= Aim of the exercise =
In the copy, include every entry exactly but none of the pictures.

Lines of data
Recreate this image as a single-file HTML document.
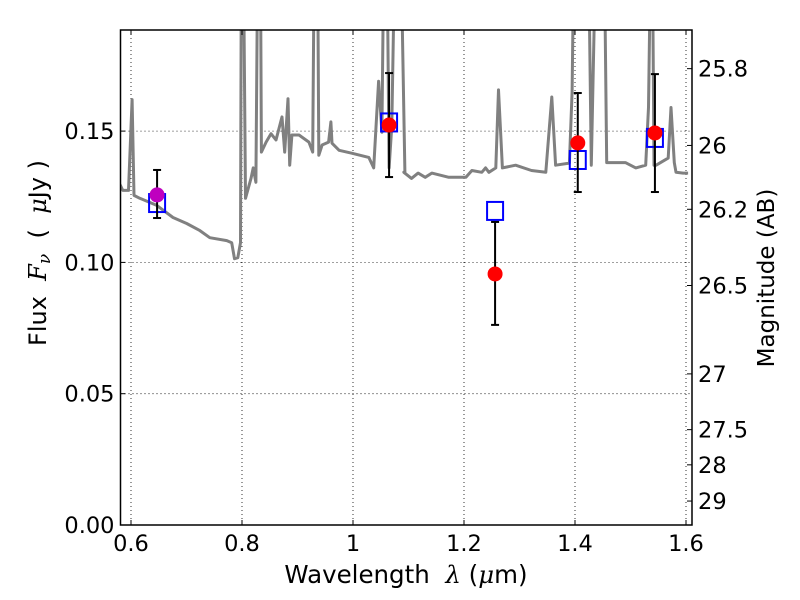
<!DOCTYPE html>
<html><head><meta charset="utf-8"><style>
body{margin:0;background:#fff;}
svg{display:block;font-family:"DejaVu Sans","Liberation Sans",sans-serif;}
</style></head><body>
<svg id="chart" width="800" height="600" xmlns="http://www.w3.org/2000/svg"></svg>
<script>
// ---- data ----
const specWave = [0.580,0.5853,0.5955,0.602,0.6054,0.6158,0.6465,0.6757,0.7004,0.7241,0.7419,0.7726,0.7815,0.7864,0.7924,0.7973,0.7993,0.8013,0.8063,0.8162,0.8202,0.8251,0.8295,0.8325,0.8350,0.8434,0.8523,0.8612,0.8721,0.8770,0.8829,0.8859,0.8899,0.9027,0.9205,0.9274,0.9314,0.9353,0.9383,0.9443,0.9561,0.9601,0.9621,0.9749,0.9977,1.0284,1.0373,1.0462,1.0521,1.0571,1.0600,1.0650,1.0699,1.0778,1.0837,1.0936,1.0916,1.1054,1.1173,1.1301,1.1420,1.1727,1.2034,1.2142,1.2320,1.2390,1.2449,1.2573,1.2622,1.2691,1.2929,1.3216,1.3473,1.3582,1.3651,1.3899,1.3948,1.3998,1.4225,1.4294,1.4403,1.4512,1.4572,1.4908,1.5096,1.5274,1.5324,1.5384,1.5423,1.5462,1.5680,1.5730,1.5789,1.5819,1.5948,1.6037];
const specFlux = [0.1297,0.1274,0.1274,0.162,0.1255,0.1244,0.1217,0.1171,0.1148,0.1121,0.1094,0.1083,0.1075,0.1014,0.1018,0.1075,0.25,0.25,0.1244,0.132,0.136,0.1305,0.25,0.25,0.142,0.1458,0.149,0.1466,0.1554,0.142,0.1623,0.137,0.1485,0.1485,0.1458,0.142,0.25,0.25,0.1408,0.1447,0.1458,0.1535,0.1454,0.1427,0.1416,0.140,0.136,0.169,0.1496,0.25,0.25,0.136,0.152,0.25,0.25,0.1343,0.1343,0.132,0.134,0.1324,0.134,0.1324,0.1324,0.135,0.1343,0.136,0.1343,0.136,0.1657,0.136,0.137,0.135,0.1343,0.163,0.137,0.1378,0.165,0.25,0.25,0.137,0.25,0.25,0.138,0.138,0.136,0.137,0.159,0.25,0.137,0.137,0.1397,0.159,0.138,0.1343,0.134,0.1340];
const obsWave = [0.647,1.065,1.256,1.405,1.544];
const obsFlux = [0.1257,0.1523,0.0956,0.1455,0.1493];
const obsErrLo = [0.1169,0.1325,0.0762,0.1268,0.1268];
const obsErrHi = [0.1352,0.1721,0.1154,0.1645,0.1717];
const modelFlux = [0.1226,0.1533,0.1196,0.1390,0.1474];
const xTicks = [0.6,0.8,1.0,1.2,1.4,1.6];
const xTickLabels = ["0.6","0.8","1","1.2","1.4","1.6"];
const yTicks = [0,0.05,0.10,0.15];
const yTickLabels = ["0.00","0.05","0.10","0.15"];
const magTicks = [25.8,26,26.2,26.5,27,27.5,28,29];
const magTickLabels = ["25.8","26","26.2","26.5","27","27.5","28","29"];

// ---- axes ----
const L=120.5,R=692,T=30,B=525;
const X = v => 131 + (v-0.6)*555;
const Y = v => 525 - v*2626;
const magToFlux = m => Math.pow(10,(23.9-m)/2.5);
const svg = document.getElementById('chart');
const NS='http://www.w3.org/2000/svg';
const FS = 22.5;
function mk(tag, attrs, parent){const e=document.createElementNS(NS,tag);for(const k in attrs)e.setAttribute(k,attrs[k]);(parent||svg).appendChild(e);return e;}

const clip = mk('clipPath',{id:'pc'}); mk('rect',{x:L,y:T,width:R-L,height:B-T},clip);

xTicks.forEach((t,i)=>{
  const g=mk('line',{x1:X(t),x2:X(t),y1:T,y2:B,stroke:'#000','stroke-width':0.8,'stroke-dasharray':'1,3'});
  
  
});
yTicks.forEach((t,i)=>{
  const g=mk('line',{x1:L,x2:R,y1:Y(t),y2:Y(t),stroke:'#000','stroke-width':0.8,'stroke-dasharray':'1,3'});
  
  
});

let d='';
specWave.forEach((w,i)=>{d+=(i?'L':'M')+X(w).toFixed(1)+','+Y(specFlux[i]).toFixed(1);});
const sp=mk('path',{d:d,fill:'none',stroke:'#808080','stroke-width':3,'stroke-linejoin':'round','clip-path':'url(#pc)'});



modelFlux.forEach((f,i)=>{
  const s=mk('rect',{x:X(obsWave[i])-8,y:Y(f)-9,width:16,height:18,fill:'none',stroke:'#0000ff','stroke-width':2});
  
  
});
obsWave.forEach((w,i)=>{
  const g=mk('g',{});
  
  
  const x=X(w);
  mk('line',{x1:x,x2:x,y1:Y(obsErrLo[i]),y2:Y(obsErrHi[i]),stroke:'#000','stroke-width':2},g);
  mk('line',{x1:x-4,x2:x+4,y1:Y(obsErrLo[i]),y2:Y(obsErrLo[i]),stroke:'#000','stroke-width':2},g);
  mk('line',{x1:x-4,x2:x+4,y1:Y(obsErrHi[i]),y2:Y(obsErrHi[i]),stroke:'#000','stroke-width':2},g);
  mk('circle',{cx:x,cy:Y(obsFlux[i]),r:7.5,fill:i===0?'#bf00bf':'#ff0000'},g);
});

const fr=mk('rect',{x:L,y:T,width:R-L,height:B-T,fill:'none',stroke:'#000','stroke-width':1.5});



xTicks.forEach((t,i)=>{
  mk('line',{x1:X(t),x2:X(t),y1:B,y2:B-5,stroke:'#000'});
  mk('line',{x1:X(t),x2:X(t),y1:T,y2:T+5,stroke:'#000'});
  const tx=mk('text',{x:X(t),y:B+26,'font-size':FS,'text-anchor':'middle'});
  tx.textContent=xTickLabels[i];
  
  
});
yTicks.forEach((t,i)=>{
  mk('line',{x1:L,x2:L+5,y1:Y(t),y2:Y(t),stroke:'#000'});
  const tx=mk('text',{x:L-6,y:Y(t)+8,'font-size':FS,'text-anchor':'end'});
  tx.textContent=yTickLabels[i];
  
  
});
magTicks.forEach((m,i)=>{
  const y=Y(magToFlux(m));
  mk('line',{x1:R,x2:R-5,y1:y,y2:y,stroke:'#000'});
  const tx=mk('text',{x:R+6,y:y+8,'font-size':FS});
  tx.textContent=magTickLabels[i];
  
  
});
</script>
<svg style="position:absolute;left:0;top:0" width="800" height="600">
<text x="406" y="583" font-size="24.5" text-anchor="middle" font-family="DejaVu Sans,sans-serif">Wavelength&#160;&#160;<tspan font-style="italic" font-family="DejaVu Serif,serif">λ</tspan>&#160;(<tspan font-style="italic" font-family="DejaVu Serif,serif">μ</tspan>m)</text>
<text transform="translate(46,253) rotate(-90)" font-size="24" text-anchor="middle" font-family="DejaVu Sans,sans-serif">Flux&#160;&#160;<tspan font-style="italic" font-family="DejaVu Serif,serif">F<tspan font-size="17" dy="4">ν</tspan></tspan><tspan dy="-4">&#160;&#160;(&#160;&#160;</tspan><tspan font-style="italic" font-family="DejaVu Serif,serif">μ</tspan>Jy&#160;)</text>
<text transform="translate(774,278) rotate(-90)" font-size="23" text-anchor="middle" font-family="DejaVu Sans,sans-serif">Magnitude (AB)</text>
</svg>
</body></html>
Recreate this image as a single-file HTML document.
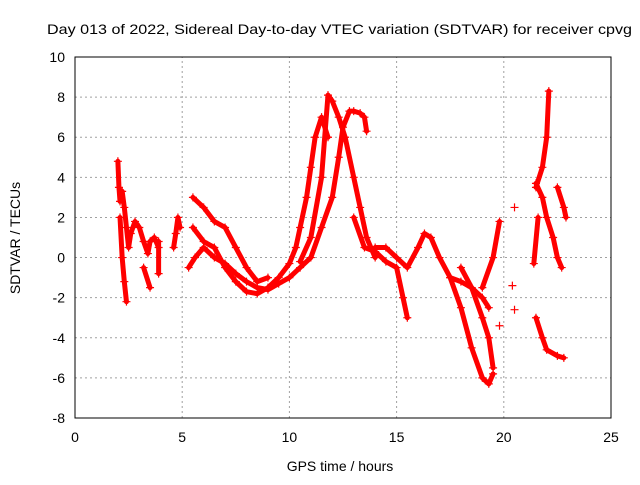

= Problem solution =
Recreate this image as a single-file HTML document.
<!DOCTYPE html>
<html><head><meta charset="utf-8"><style>
body{margin:0;background:#fff;}
svg{display:block;font-family:"DejaVu Sans","Liberation Sans",sans-serif;}
</style></head><body>
<svg id="chart" width="800" height="600" xmlns="http://www.w3.org/2000/svg"></svg>
<script>
// ---- data ----
const specWave = [0.580,0.5853,0.5955,0.602,0.6054,0.6158,0.6465,0.6757,0.7004,0.7241,0.7419,0.7726,0.7815,0.7864,0.7924,0.7973,0.7993,0.8013,0.8063,0.8162,0.8202,0.8251,0.8295,0.8325,0.8350,0.8434,0.8523,0.8612,0.8721,0.8770,0.8829,0.8859,0.8899,0.9027,0.9205,0.9274,0.9314,0.9353,0.9383,0.9443,0.9561,0.9601,0.9621,0.9749,0.9977,1.0284,1.0373,1.0462,1.0521,1.0571,1.0600,1.0650,1.0699,1.0778,1.0837,1.0936,1.0916,1.1054,1.1173,1.1301,1.1420,1.1727,1.2034,1.2142,1.2320,1.2390,1.2449,1.2573,1.2622,1.2691,1.2929,1.3216,1.3473,1.3582,1.3651,1.3899,1.3948,1.3998,1.4225,1.4294,1.4403,1.4512,1.4572,1.4908,1.5096,1.5274,1.5324,1.5384,1.5423,1.5462,1.5680,1.5730,1.5789,1.5819,1.5948,1.6037];
const specFlux = [0.1297,0.1274,0.1274,0.162,0.1255,0.1244,0.1217,0.1171,0.1148,0.1121,0.1094,0.1083,0.1075,0.1014,0.1018,0.1075,0.25,0.25,0.1244,0.132,0.136,0.1305,0.25,0.25,0.142,0.1458,0.149,0.1466,0.1554,0.142,0.1623,0.137,0.1485,0.1485,0.1458,0.142,0.25,0.25,0.1408,0.1447,0.1458,0.1535,0.1454,0.1427,0.1416,0.140,0.136,0.169,0.1496,0.25,0.25,0.136,0.152,0.25,0.25,0.1343,0.1343,0.132,0.134,0.1324,0.134,0.1324,0.1324,0.135,0.1343,0.136,0.1343,0.136,0.1657,0.136,0.137,0.135,0.1343,0.163,0.137,0.1378,0.165,0.25,0.25,0.137,0.25,0.25,0.138,0.138,0.136,0.137,0.159,0.25,0.137,0.137,0.1397,0.159,0.138,0.1343,0.134,0.1340];
const obsWave = [0.647,1.065,1.256,1.405,1.544];
const obsFlux = [0.1257,0.1523,0.0956,0.1455,0.1493];
const obsErrLo = [0.1169,0.1325,0.0762,0.1268,0.1268];
const obsErrHi = [0.1352,0.1721,0.1154,0.1645,0.1717];
const modelFlux = [0.1226,0.1533,0.1196,0.1390,0.1474];
const xTicks = [0.6,0.8,1.0,1.2,1.4,1.6];
const xTickLabels = ["0.6","0.8","1","1.2","1.4","1.6"];
const yTicks = [0,0.05,0.10,0.15];
const yTickLabels = ["0.00","0.05","0.10","0.15"];
const magTicks = [25.8,26,26.2,26.5,27,27.5,28,29];
const magTickLabels = ["25.8","26","26.2","26.5","27","27.5","28","29"];

// ---- axes ----
const L=120.5,R=692,T=30,B=525;
const X = v => 131 + (v-0.6)*555;
const Y = v => 525 - v*2626;
const magToFlux = m => Math.pow(10,(23.9-m)/2.5);
const svg = document.getElementById('chart');
const NS='http://www.w3.org/2000/svg';
const FS = 22.5;
function mk(tag, attrs, parent){const e=document.createElementNS(NS,tag);for(const k in attrs)e.setAttribute(k,attrs[k]);(parent||svg).appendChild(e);return e;}

const clip = mk('clipPath',{id:'pc'}); mk('rect',{x:L,y:T,width:R-L,height:B-T},clip);

xTicks.forEach((t,i)=>{
  const g=mk('line',{x1:X(t),x2:X(t),y1:T,y2:B,stroke:'#000','stroke-width':0.8,'stroke-dasharray':'1,3'});
  
  
});
yTicks.forEach((t,i)=>{
  const g=mk('line',{x1:L,x2:R,y1:Y(t),y2:Y(t),stroke:'#000','stroke-width':0.8,'stroke-dasharray':'1,3'});
  
  
});

let d='';
specWave.forEach((w,i)=>{d+=(i?'L':'M')+X(w).toFixed(1)+','+Y(specFlux[i]).toFixed(1);});
const sp=mk('path',{d:d,fill:'none',stroke:'#808080','stroke-width':3,'stroke-linejoin':'round','clip-path':'url(#pc)'});



modelFlux.forEach((f,i)=>{
  const s=mk('rect',{x:X(obsWave[i])-8,y:Y(f)-9,width:16,height:18,fill:'none',stroke:'#0000ff','stroke-width':2});
  
  
});
obsWave.forEach((w,i)=>{
  const g=mk('g',{});
  
  
  const x=X(w);
  mk('line',{x1:x,x2:x,y1:Y(obsErrLo[i]),y2:Y(obsErrHi[i]),stroke:'#000','stroke-width':2},g);
  mk('line',{x1:x-4,x2:x+4,y1:Y(obsErrLo[i]),y2:Y(obsErrLo[i]),stroke:'#000','stroke-width':2},g);
  mk('line',{x1:x-4,x2:x+4,y1:Y(obsErrHi[i]),y2:Y(obsErrHi[i]),stroke:'#000','stroke-width':2},g);
  mk('circle',{cx:x,cy:Y(obsFlux[i]),r:7.5,fill:i===0?'#bf00bf':'#ff0000'},g);
});

const fr=mk('rect',{x:L,y:T,width:R-L,height:B-T,fill:'none',stroke:'#000','stroke-width':1.5});



xTicks.forEach((t,i)=>{
  mk('line',{x1:X(t),x2:X(t),y1:B,y2:B-5,stroke:'#000'});
  mk('line',{x1:X(t),x2:X(t),y1:T,y2:T+5,stroke:'#000'});
  const tx=mk('text',{x:X(t),y:B+26,'font-size':FS,'text-anchor':'middle'});
  tx.textContent=xTickLabels[i];
  
  
});
yTicks.forEach((t,i)=>{
  mk('line',{x1:L,x2:L+5,y1:Y(t),y2:Y(t),stroke:'#000'});
  const tx=mk('text',{x:L-6,y:Y(t)+8,'font-size':FS,'text-anchor':'end'});
  tx.textContent=yTickLabels[i];
  
  
});
magTicks.forEach((m,i)=>{
  const y=Y(magToFlux(m));
  mk('line',{x1:R,x2:R-5,y1:y,y2:y,stroke:'#000'});
  const tx=mk('text',{x:R+6,y:y+8,'font-size':FS});
  tx.textContent=magTickLabels[i];
  
  
});
</script>
<svg style="position:absolute;left:0;top:0" width="800" height="600">
<text x="406" y="583" font-size="24.5" text-anchor="middle" font-family="DejaVu Sans,sans-serif">Wavelength&#160;&#160;<tspan font-style="italic" font-family="DejaVu Serif,serif">λ</tspan>&#160;(<tspan font-style="italic" font-family="DejaVu Serif,serif">μ</tspan>m)</text>
<text transform="translate(46,253) rotate(-90)" font-size="24" text-anchor="middle" font-family="DejaVu Sans,sans-serif">Flux&#160;&#160;<tspan font-style="italic" font-family="DejaVu Serif,serif">F<tspan font-size="17" dy="4">ν</tspan></tspan><tspan dy="-4">&#160;&#160;(&#160;&#160;</tspan><tspan font-style="italic" font-family="DejaVu Serif,serif">μ</tspan>Jy&#160;)</text>
<text transform="translate(774,278) rotate(-90)" font-size="23" text-anchor="middle" font-family="DejaVu Sans,sans-serif">Magnitude (AB)</text>
</svg>
</body></html>
Recreate this image as a single-file HTML document.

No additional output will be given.